When I was a senior in high school back in 2002, around this
time during the year I wanted to join up the wrestling team. I knew some
knowledge about wrestling but never understood the training of it as only
seeing glimpses of wrestling training. I was in a rude awakening, up until then
I didn't have any credentials on conditioning and how to do it and I’m here to
tell you here and now I got the crapped kicked out of me, technique drills,
push-ups, squats, sprinting, running up and down stairs, it got to the point
where in my 2nd or third workout I had to tape up my hand because of
the beating I put on it. My training lasted three days because I ended up
hurting my knee in a training match and once the adrenalin wore off I was in
bad shape. One of my friends at the time named Jesse who was an assistant coach
told me to keep trying and not quit. I wish I had listened to him but I was way
too stubborn and a bit of a wimp back then and just quit the team. If I had any
regrets in sports it would be this but it gave me a lifelong lesson later on in
my later years.
If you’re not use to be being in that environment, you
better learn quickly or are like me at the time and quit. It gives you a reason
to be tough but if you’re not tough enough you won’t get very far, I now know
that and have been through training sessions that I could used back then and
might be in way better shape now. I’m happy with where I’m at and I continue to
improve and because of this lesson I've increased my toughness by 100 fold.
Being tough is not who’s the strongest, the most agile or who has better guns,
being tough is taking that extra crawl from taking all the torture and still
willing to keep going and its about making your limits go beyond your
capabilities.
The one thing about wrestling that I've learned was that
even though in school and teams you rely on points and having a bit of a team
effort, in reality when you’re on the mat, no ones there to help you or fight
your battles and the only person you can rely on is yourself. It’s like this in
life, if you want to make something happen you do it, people can show you a few
things but after that you’re on your own and you win some, you lose some and
when you lose you can’t blame anybody but yourself. You don’t need to be a
wrestler to understand this, this happens not just in sports but business,
relationships, life and it’s up to you to get the things done for yourself.
Even after 10 years I’m still learning this and it continues to improve but not
easier, actually the opposite but that’s the beauty of it.
Respect is one of the biggest things you can have not just
for yourself but those who were around you.
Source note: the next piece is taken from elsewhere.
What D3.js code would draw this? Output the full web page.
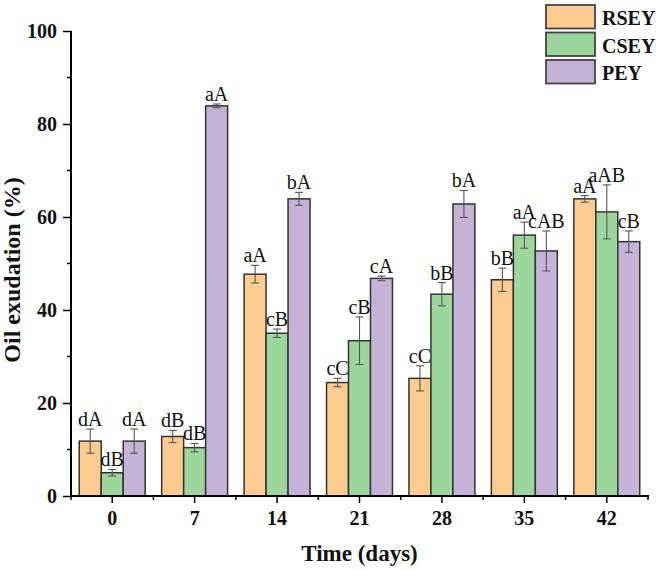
<!DOCTYPE html>
<html>
<head>
<meta charset="utf-8">
<script src="https://cdn.jsdelivr.net/npm/d3@7"></script>
<style>
  body { margin: 0; background: #fff; }
  svg { display: block; font-family: "Liberation Serif", "Times New Roman", serif; }
</style>
</head>
<body>
<div id="chart"></div>
<script>
const days = ["0", "7", "14", "21", "28", "35", "42"];
const series = ["RSEY", "CSEY", "PEY"];
const colors = ["#fecb90", "#9dd69d", "#c4b3d7"];

const rsey = [11.8, 12.8, 47.7, 24.4, 25.3, 46.5, 63.9];
const rseyErr = [2.6, 1.3, 1.9, 0.9, 2.7, 2.5, 0.7];
const rseyLbl = ["dA", "dB", "aA", "cC", "cC", "bB", "aA"];

const csey = [5.0, 10.4, 35.0, 33.4, 43.4, 56.1, 61.1];
const cseyErr = [0.7, 0.9, 0.9, 5.1, 2.5, 2.8, 5.8];
const cseyLbl = ["dB", "dB", "cB", "cB", "bB", "aA", "aAB"];

const pey = [11.8, 83.9, 63.9, 46.8, 62.8, 52.7, 54.7];
const peyErr = [2.6, 0.4, 1.4, 0.5, 2.9, 4.3, 2.3];
const peyLbl = ["dA", "aA", "bA", "cA", "bA", "cAB", "cB"];

const yTicks = [0, 20, 40, 60, 80, 100];
const yMinor = [10, 30, 50, 70, 90];

const width = 666, height = 571;
const margin = {top: 31, right: 18, bottom: 75, left: 71};

const svg = d3.select("#chart").append("svg")
    .attr("width", width)
    .attr("height", height);

const xScale = d3.scaleBand()
    .domain(days)
    .range([margin.left, width - margin.right])
    .paddingInner(0).paddingOuter(0);

const xSub = d3.scaleBand()
    .domain(series)
    .range([xScale.bandwidth() * 0.1, xScale.bandwidth() * 0.9]);

const yScale = d3.scaleLinear()
    .domain([0, 100])
    .range([height - margin.bottom, margin.top]);

const rows = [];
const vals = [rsey, csey, pey], errs = [rseyErr, cseyErr, peyErr], lbls = [rseyLbl, cseyLbl, peyLbl];
days.forEach((d, i) => {
  series.forEach((s, j) => {
    rows.push({day: d, s: s, color: colors[j], v: vals[j][i], e: errs[j][i], lbl: lbls[j][i]});
  });
});

// bars
svg.append("g").selectAll("rect")
  .data(rows)
  .join("rect")
    .attr("x", d => xScale(d.day) + xSub(d.s))
    .attr("y", d => yScale(d.v))
    .attr("width", xSub.bandwidth())
    .attr("height", d => yScale(0) - yScale(d.v))
    .attr("fill", d => d.color)
    .attr("stroke", "#333")
    .attr("stroke-width", 1.5);

// error bars
const eb = svg.append("g").attr("stroke", "#555").attr("stroke-width", 1.1);
rows.forEach(d => {
  const cx = xScale(d.day) + xSub(d.s) + xSub.bandwidth() / 2;
  eb.append("line").attr("x1", cx).attr("x2", cx)
    .attr("y1", yScale(d.v + d.e)).attr("y2", yScale(d.v - d.e));
  [d.v + d.e, d.v - d.e].forEach(v => {
    eb.append("line").attr("x1", cx - 4).attr("x2", cx + 4)
      .attr("y1", yScale(v)).attr("y2", yScale(v));
  });
});

// significance letters
svg.append("g").selectAll("text")
  .data(rows)
  .join("text")
    .attr("x", d => xScale(d.day) + xSub(d.s) + xSub.bandwidth() / 2)
    .attr("y", d => yScale(d.v + d.e) - 3)
    .attr("text-anchor", "middle")
    .attr("font-size", 20)
    .attr("fill", "#111")
    .text(d => d.lbl);

// y axis
const yAxis = d3.axisLeft(yScale).tickValues(yTicks).tickSize(8).tickPadding(6);
const gy = svg.append("g")
    .attr("transform", `translate(${margin.left},0)`)
    .call(yAxis);
gy.select(".domain").attr("stroke-width", 2).attr("d", `M0,${yScale(0)}V${yScale(100)}`);
gy.selectAll(".tick line").attr("stroke-width", 1.5);
gy.selectAll(".tick text")
    .attr("font-size", 20).attr("font-weight", "bold")
    .attr("font-family", "Liberation Serif").attr("fill", "#111");
gy.selectAll(".minor").data(yMinor).join("line")
    .attr("class", "minor")
    .attr("x1", -4).attr("x2", 0)
    .attr("y1", d => yScale(d)).attr("y2", d => yScale(d))
    .attr("stroke", "#000").attr("stroke-width", 1.5);

// x axis
const xAxis = d3.axisBottom(xScale).tickSize(7).tickPadding(8);
const gx = svg.append("g")
    .attr("transform", `translate(0,${yScale(0)})`)
    .call(xAxis);
gx.select(".domain").attr("stroke-width", 2)
    .attr("d", `M${margin.left},0H${width - margin.right + 1}`);
gx.selectAll(".tick line").attr("stroke-width", 1.5);
gx.selectAll(".tick text")
    .attr("font-size", 20).attr("font-weight", "bold")
    .attr("font-family", "Liberation Serif").attr("fill", "#111");
const bounds = days.map(d => xScale(d)).concat([xScale(days[days.length - 1]) + xScale.bandwidth()]);
gx.selectAll(".minor").data(bounds).join("line")
    .attr("class", "minor")
    .attr("x1", d => d).attr("x2", d => d)
    .attr("y1", 0).attr("y2", 4)
    .attr("stroke", "#000").attr("stroke-width", 1.5);

// axis titles
svg.append("text")
    .attr("x", (margin.left + width - margin.right) / 2)
    .attr("y", 561)
    .attr("text-anchor", "middle")
    .attr("font-size", 23).attr("font-weight", "bold")
    .attr("fill", "#111")
    .text("Time (days)");

svg.append("text")
    .attr("transform", `translate(20,270) rotate(-90)`)
    .attr("text-anchor", "middle")
    .attr("font-size", 24).attr("font-weight", "bold")
    .attr("fill", "#111")
    .text("Oil exudation (%)");

// legend
const legend = svg.append("g").attr("transform", "translate(546,5)");
series.forEach((s, j) => {
  const row = legend.append("g").attr("transform", `translate(0,${j * 27.5})`);
  row.append("rect")
      .attr("width", 49).attr("height", 23.5)
      .attr("fill", colors[j])
      .attr("stroke", "#444").attr("stroke-width", 1.8);
  row.append("text")
      .attr("x", 56).attr("y", 20)
      .attr("font-size", 20).attr("font-weight", "bold")
      .attr("fill", "#111")
      .text(s);
});
</script>
</body>
</html>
Even to this day I have high
respect for wrestlers and other world-class athletes, they get the job done and
they take the torture with a grain of salt. That assistant coach I mentioned
earlier, me and him grew up together and were still friends to this day and I
consider him one of my brothers. Another guy I have found respect for what he
accomplished in his life is Luke Rockhold of MMA fame who is I believe still or
was the Strikeforce Middleweight Champion and why am I saying this, I wrestled
in the same exact gym with him back in High School. I don’t know him much and
never really had a chance to get to know him and hope one day I will but I’m
proud I got to be in the same room with a world-class champion for a short
period of time.
Whenever you win at something it’s awesome and you learn
certain strategies or keep that same strategy to run that winning formula but
it’s the losing that makes the big difference. Losing makes you think about
what you did wrong an what you can do to correct or just quit but in this case
quitting is not an option, make it a habit to learn your mistakes and turn them
into strengths and later on understand your winning ways when you find that
formula. Hating to lose means you can’t stand it and you want to find out what
you can do to prevent it, losing with pride is a whole different ball game and
this goes one of two ways, being cocky when you lose or you understand what the
mistakes were and handle them OK Overtime I've come to hating losing because I
want to be the best at what I do, I want to be stronger and more conditioned,
be a better writer and learn more to do better business and bring in money and
when I lose at times its frustrating but you learn your mistakes and make them
your strengths by working smarter, harder at times and push it the way you want
it to be.
Life in general is a wrestling match, it’s a game of
Physical Chess, you win or lose, you have good matches, bad matches, certain
things work and some don’t and it’s usually unpredictable. The key is to keep
fighting, keep driving to get better and make adjustments, be adaptable and
learn to use your intuition. Find what works and stick with it and throw out
what doesn't Bruce Lee even knew this and now he’s one of the biggest Icons in
history. Be consistent, make it happen and who knows, you might find yourself
being a winner but even as a winner, you want to remain who you are and not
lose sight of what’s important. Believe in yourself and trust in who you are
because no one knows you more than that person you see in the mirror every day.